01/03/2026

Paramount Wins Warner Bros Discovery Bidding War



This week’s key terms/concepts:

Abuse of Dominance: Anti-competitive behaviour of firms and companies that have significant market share.

Due Diligence: The careful investigations and evaluation conducted before an agreement to ensure risk management.

Consumer Welfare Standard: A standard that determines when a company’s conduct clearly harms consumer interest. 

Last week, there were further developments in the ongoing bidding process for the acquisition of Warner Bros Discovery. After months of competing offers, Netflix has now withdrawn from the deal, leaving Paramount Skydance as the remaining bidder. This follows from December, where Warner Bros had accepted a takeover offer from Netflix, leaving Paramount to submit its “best and final” offer ahead of the shareholder vote. With Netflix now pulling out of the process, attention turns to whether Paramount’s offer will receive shareholder approval.

How is this important?


The co-chief executive of Netflix had previously commented that Paramount’s acquisition would collapse one of the few major studios left in Hollywood, as unlike Netflix, Paramount intended to merge the entire studio, which had indicated it would leave certain properties under WB to operate independently. With Netflix no longer pursuing the deal, those structural concerns now centre solely on Paramount’s proposed integration strategy.

Streaming is a scale-driven business, with the larger library of content available on a platform correlating to consumer attraction. This acquisition may place Paramount Skydance in a position to hold a large monopoly on streaming services, consequently causing larging spikes in subscription prices, reducing content on other rival platforms and generally leading to negative repercussions for consumers.

Additionally, there is a substantial amount of intellectual property rights that will now need to be scrutinised thoroughly, as a singular misstep could reduce the material value of these IPs and the deal as a whole. WB holds many international distribution rights, and this merger may need to be approved over multiple jurisdictions with Paramount having the power to restrict access to content in global broadcasting.
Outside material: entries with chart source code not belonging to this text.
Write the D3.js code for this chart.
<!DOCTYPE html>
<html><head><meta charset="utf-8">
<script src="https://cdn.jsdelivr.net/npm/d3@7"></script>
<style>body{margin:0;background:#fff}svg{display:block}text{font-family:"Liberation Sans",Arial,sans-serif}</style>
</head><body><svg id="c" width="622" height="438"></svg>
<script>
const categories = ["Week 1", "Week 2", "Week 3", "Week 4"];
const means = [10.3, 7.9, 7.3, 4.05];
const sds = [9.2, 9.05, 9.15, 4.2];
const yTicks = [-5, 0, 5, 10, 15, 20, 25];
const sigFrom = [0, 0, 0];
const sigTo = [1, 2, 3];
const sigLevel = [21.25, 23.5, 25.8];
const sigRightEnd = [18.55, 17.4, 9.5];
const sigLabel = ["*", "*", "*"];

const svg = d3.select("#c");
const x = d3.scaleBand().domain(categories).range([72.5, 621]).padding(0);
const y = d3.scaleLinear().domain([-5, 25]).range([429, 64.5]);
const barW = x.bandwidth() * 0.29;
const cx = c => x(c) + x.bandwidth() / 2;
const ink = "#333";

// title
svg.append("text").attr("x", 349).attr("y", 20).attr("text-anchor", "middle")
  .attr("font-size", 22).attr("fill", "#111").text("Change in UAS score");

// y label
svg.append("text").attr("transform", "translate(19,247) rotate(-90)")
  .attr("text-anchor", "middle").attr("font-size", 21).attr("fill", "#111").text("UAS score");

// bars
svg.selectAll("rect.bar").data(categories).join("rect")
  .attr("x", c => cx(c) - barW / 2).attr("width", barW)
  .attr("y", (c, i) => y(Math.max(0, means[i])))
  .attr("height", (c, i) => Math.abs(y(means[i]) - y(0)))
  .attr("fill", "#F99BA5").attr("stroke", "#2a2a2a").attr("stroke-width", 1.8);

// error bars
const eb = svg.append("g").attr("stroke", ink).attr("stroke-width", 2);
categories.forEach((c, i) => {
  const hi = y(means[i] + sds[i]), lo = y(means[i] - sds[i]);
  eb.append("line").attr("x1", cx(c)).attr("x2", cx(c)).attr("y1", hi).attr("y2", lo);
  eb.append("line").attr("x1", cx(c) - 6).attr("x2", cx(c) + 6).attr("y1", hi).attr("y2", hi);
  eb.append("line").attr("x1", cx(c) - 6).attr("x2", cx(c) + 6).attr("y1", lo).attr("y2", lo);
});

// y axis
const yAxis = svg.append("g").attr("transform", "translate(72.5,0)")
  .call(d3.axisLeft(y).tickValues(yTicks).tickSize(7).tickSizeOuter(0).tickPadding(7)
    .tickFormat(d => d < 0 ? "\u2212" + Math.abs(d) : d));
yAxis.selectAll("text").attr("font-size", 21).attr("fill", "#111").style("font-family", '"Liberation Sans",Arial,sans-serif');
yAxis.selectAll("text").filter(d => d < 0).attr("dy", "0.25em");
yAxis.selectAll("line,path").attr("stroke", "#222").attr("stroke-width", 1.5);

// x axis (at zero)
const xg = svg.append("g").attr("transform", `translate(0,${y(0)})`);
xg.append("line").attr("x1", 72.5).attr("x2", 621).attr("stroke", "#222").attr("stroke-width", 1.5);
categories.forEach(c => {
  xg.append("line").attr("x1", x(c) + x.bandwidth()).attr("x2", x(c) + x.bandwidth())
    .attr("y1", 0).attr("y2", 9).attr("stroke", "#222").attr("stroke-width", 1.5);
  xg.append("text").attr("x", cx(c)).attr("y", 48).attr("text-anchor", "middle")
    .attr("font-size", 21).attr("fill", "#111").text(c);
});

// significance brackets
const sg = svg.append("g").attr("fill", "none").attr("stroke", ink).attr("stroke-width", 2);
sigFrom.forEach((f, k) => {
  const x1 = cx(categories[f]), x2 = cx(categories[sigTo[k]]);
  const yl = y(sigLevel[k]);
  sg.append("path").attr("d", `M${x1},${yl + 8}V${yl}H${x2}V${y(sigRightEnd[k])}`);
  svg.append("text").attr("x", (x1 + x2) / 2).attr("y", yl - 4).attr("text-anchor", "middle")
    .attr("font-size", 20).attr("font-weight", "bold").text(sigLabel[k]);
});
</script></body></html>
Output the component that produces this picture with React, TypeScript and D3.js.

What does this mean for the legal sector?


Before this deal can go through, there are various different antitrust regulations that need to be complied with by both parties. Paramount may have already cleared a major antitrust hurdle with its support from the one of their major donor’s Larry Ellison who stated that the deal complied with the department of justice’s review process with Netflix still in the midst of its review. Due to the scale and significance of the deal, antitrust law is reviewed globally by different bodies, not just nationally, and if regulators take a stricter position through a more in-depth investigation, we could see that law firms would have to deal with longer merger reviews, a more complex workload and more engagement with foreign antitrust regulators.

If regulators adopt a stricter position and initiate more in-depth investigations, law firms can expect longer merger review timelines, increased complexity in cross-border compliance, and more sustained engagement with foreign antitrust regulators. The withdrawal of Netflix may simplify the competitive dynamics of the bidding process, but it does not reduce the regulatory scrutiny likely to apply to Paramount’s proposed consolidation.